Yesterday seemed to have very dissonant chords and unusual rhythm changes.  I like jamming but I’m not so good at improvising.  Dr. Chris Jones helped a lot this morning:

I’m involved in a small committee and yesterday two members decided that it was best that they no longer be involved.  (excuse me, but I’m going to be deliberately vague in respect to the people involved) We had not done well in all working together.  This announcement was bittersweet for me.  There is a certain amount of pressure being lifted off in that we were struggling to work together, but definitely an amount of sadness in that we all failed to work it out. 

Yesterday would not have been the day to “work it out” and due to the maturity of everyone involved it was not ugly.  No, working it out is something that we all managed to not do on the way.  I’m convinced that God is as interested in the success of the committee becoming a loving family and effective leadership team as He is in the success of what we’re directing. So in that respect, yesterday felt like the stamp of “failure” at least in the part of team-building.  The fact that it happened with maturity and grace, though, allows me to think that it might have been simply an interesting plot twist in the improvised story that God and we are all acting out.

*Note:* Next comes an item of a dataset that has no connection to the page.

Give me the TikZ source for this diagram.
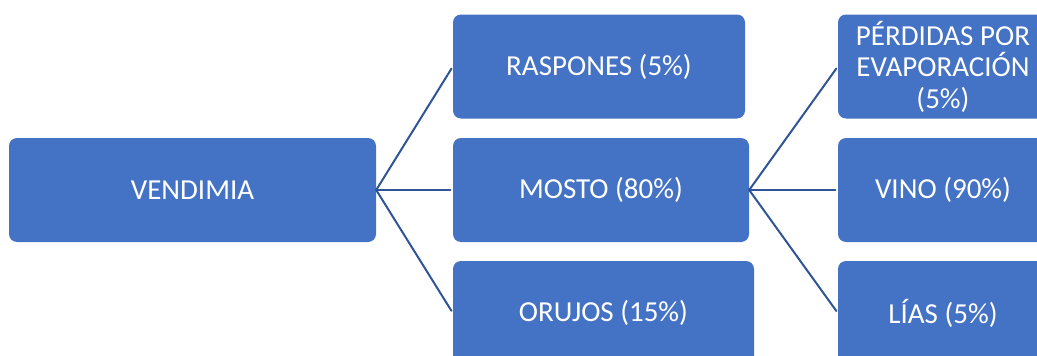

I’m a musician but I’m also a very ordered computer-geek as well.  Put those two together and I’m more likely to listen to Pachelbel’s Canon than Miles Davis.  Yesterday’s events feel dissonant to me like much of certain jazz styles.  The more predictable stuff, I can hang with, but when it gets out there, I’m lost.  But I know enough music to understand that Jazz DOES work and that it DOES have coherence but that the way it works and the coherence it demostrates looks nothing like Pachelbel’s Canon

The message from Dr. Chris Green this morning really helped me in that I’m understanding that Miles Davis and Charlie Parker may be more theologically sound than Pachelbel, Vivaldi and Bach.  Hard to stomach in the ordered world that I want and in my own struggles with the idiom of improvisation – both in music and in life – but I believe it’s a truth that’s hard to deny.